Define evaluation strategies for LLM features (e.g., human-in-the-loop evaluation, rubrics, prompt experiments, offline/online metrics).
Continuously refine prompts, data pipelines, and system design based on user behavior, quality metrics, and product goals.
Own product analytics for data- & AI-powered features
Partner with product managers and designers to define success metrics (e.g., adoption, engagement, conversion, retention, quality, time-to-value).
Instrument new features: define events, ensure proper logging, and validate that data is correct and trustworthy.
Analyze funnels, cohorts, user journeys, and experiment results to understand drivers of behavior and outcomes.
Translate insights into clear recommendations that influence roadmaps, prioritization, and feature iteration.
Work with real-world transactional data (SQL & NoSQL)
Explore, clean, and transform data from transactional (OLTP), analytical (OLAP), and event-based systems.
Work across SQL (e.g., Postgres, Snowflake) and NoSQL (e.g., Redis, document/Key-Value stores).
Design data assets and features that are usable by both analytics workflows and LLM/ML systems.
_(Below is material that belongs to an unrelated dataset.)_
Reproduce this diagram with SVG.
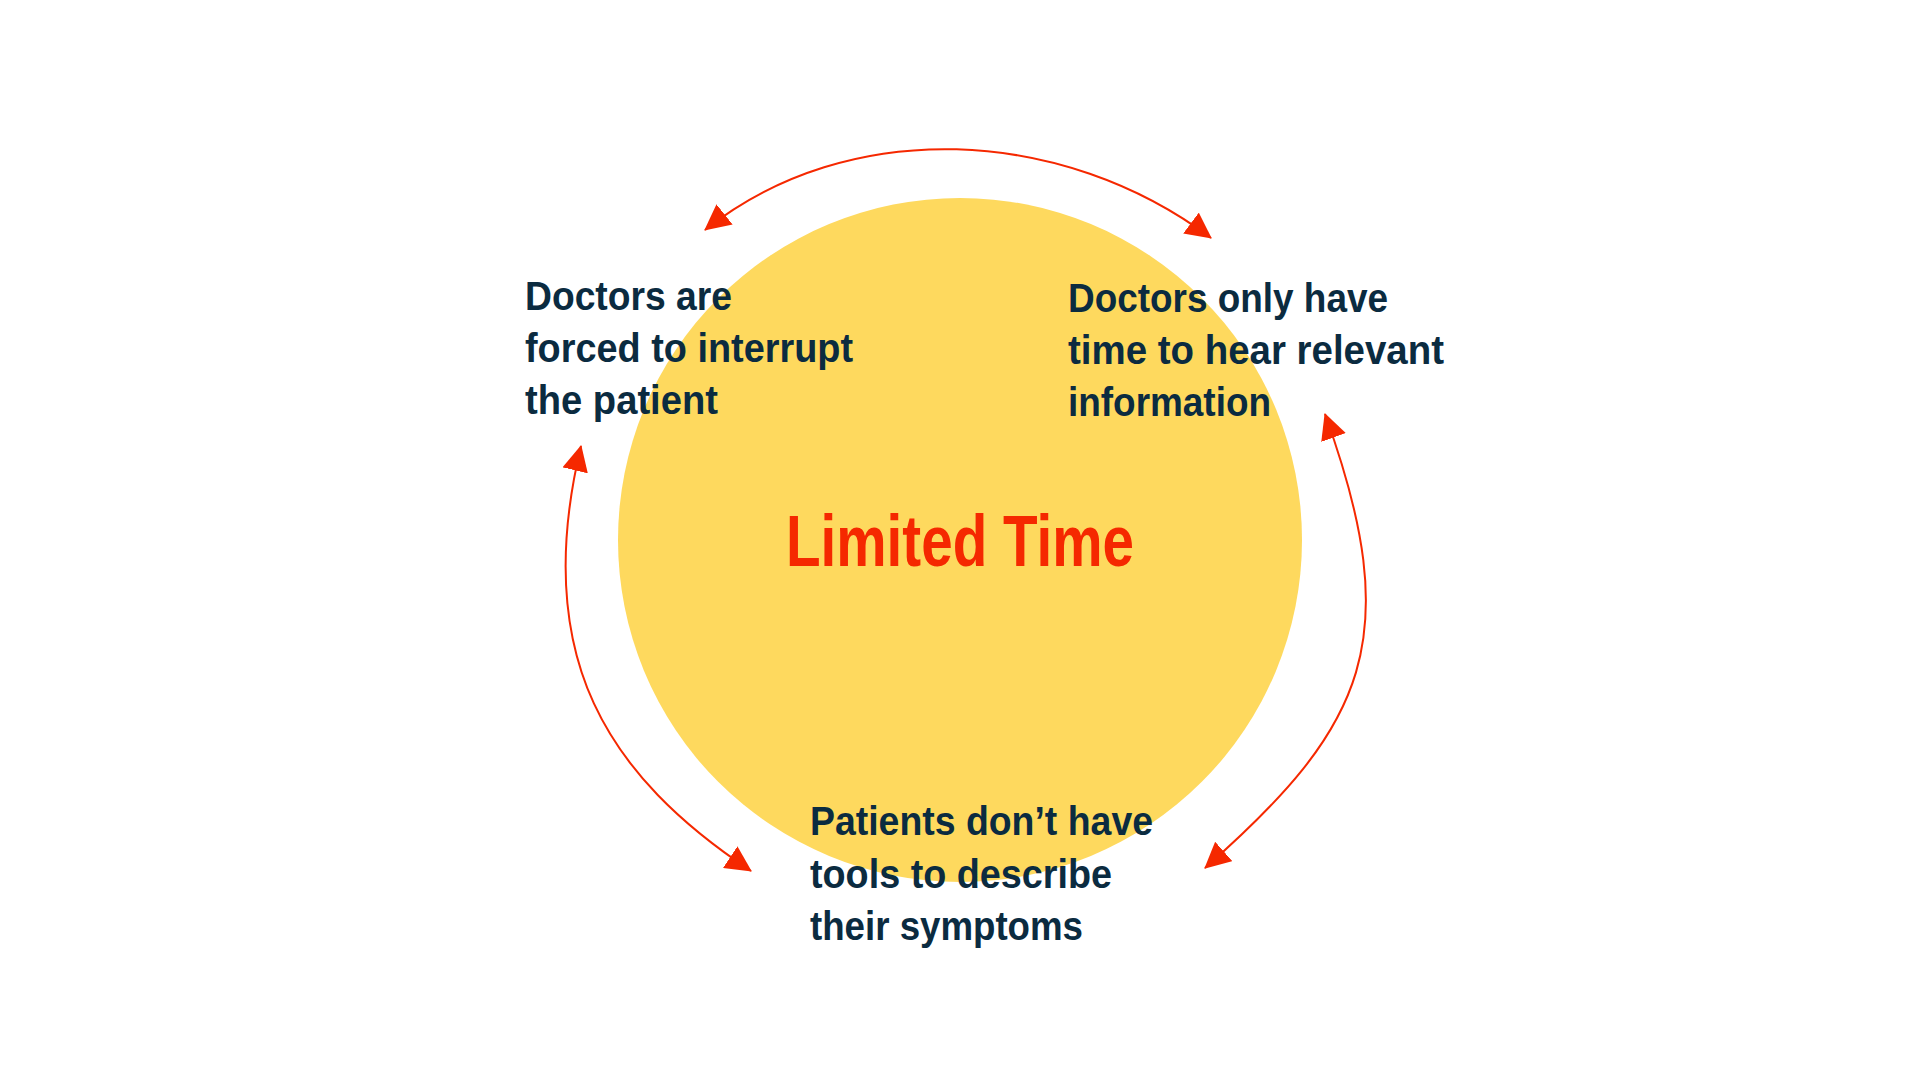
<svg xmlns="http://www.w3.org/2000/svg" width="1920" height="1080" viewBox="0 0 1920 1080">
  <style>
    .lbl { font-family: "Liberation Sans", Arial, sans-serif; font-weight: bold; font-size: 41px; fill: #0B2B40; }
    .title { font-family: "Liberation Sans", Arial, sans-serif; font-weight: bold; font-size: 72px; fill: #F52800; }
    .conn { fill: none; stroke: #F52800; stroke-width: 2; }
  </style>
  <defs>
    <marker id="arrow" markerUnits="userSpaceOnUse" viewBox="0 0 26 26" markerWidth="26" markerHeight="26" refX="25" refY="13" orient="auto-start-reverse">
      <path d="M0,0 L26,13 L0,26 Z" fill="#F52800"/>
    </marker>
  </defs>
  <rect width="1920" height="1080" fill="#FFFFFF"/>

  <g id="center">
    <circle cx="960" cy="540" r="342" fill="#FED95E"/>
    <text class="title" x="786" y="566" textLength="348" lengthAdjust="spacingAndGlyphs">Limited Time</text>
  </g>

  <g id="connectors">
    <path class="conn" d="M705,230 C849.3,115.3 1063,127 1211,238" marker-start="url(#arrow)" marker-end="url(#arrow)"/>
    <path class="conn" d="M1325,414 C1406.6,639.6 1366,726 1205,868" marker-start="url(#arrow)" marker-end="url(#arrow)"/>
    <path class="conn" d="M581,446 C529.7,659.8 610,777 751,871" marker-start="url(#arrow)" marker-end="url(#arrow)"/>
  </g>

  <g id="node-interrupt">
    <text class="lbl" x="525" y="310" textLength="207" lengthAdjust="spacingAndGlyphs">Doctors are</text>
    <text class="lbl" x="525" y="362" textLength="328" lengthAdjust="spacingAndGlyphs">forced to interrupt</text>
    <text class="lbl" x="525" y="414" textLength="193" lengthAdjust="spacingAndGlyphs">the patient</text>
  </g>

  <g id="node-relevant">
    <text class="lbl" x="1068" y="312" textLength="320" lengthAdjust="spacingAndGlyphs">Doctors only have</text>
    <text class="lbl" x="1068" y="364" textLength="376" lengthAdjust="spacingAndGlyphs">time to hear relevant</text>
    <text class="lbl" x="1068" y="416" textLength="203" lengthAdjust="spacingAndGlyphs">information</text>
  </g>

  <g id="node-tools">
    <text class="lbl" x="810" y="835" textLength="343" lengthAdjust="spacingAndGlyphs">Patients don’t have</text>
    <text class="lbl" x="810" y="888" textLength="302" lengthAdjust="spacingAndGlyphs">tools to describe</text>
    <text class="lbl" x="810" y="940" textLength="273" lengthAdjust="spacingAndGlyphs">their symptoms</text>
  </g>
</svg>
Data quality, measurement, and monitoring
Define and track data quality metrics (completeness, consistency, timeliness, drift, schema changes).
Build checks, monitors, and alerts to detect data issues that can affect analytics or AI/LLM performance.
Work with data and engineering teams to diagnose root causes and drive changes that improve data quality over time.
Applied ML fundamentals
Use core ML concepts (feature design, model evaluation, bias/variance, generalization) to reason about LLM and non-LLM approaches.
When appropriate, build and evaluate lighter-weight or traditional models (e.g., scoring, ranking, classification) to complement or replace LLM solutions.

Benefits

Competitive compensation and equity packages
Health, dental, and vision insurance
Parental leave
Flexible vacation time
Wellness allowance
Technology allowance
Company-sponsored personal and professional development
L&D: Partnerships with Ethena and monthly Lunch & Learns
Wellbeing: access to many wellbeing perks, including Peloton, Fetch, OneMedical, Headspace care+, etc.
Caregiver Support: company seed into the dependent care FSA and company sponsored Care.com membership.
Regular performance reviews: Vouch conducts regular performance discussions with all team members, offering goal setting and check-ins, development discussions, and promotion opportunities.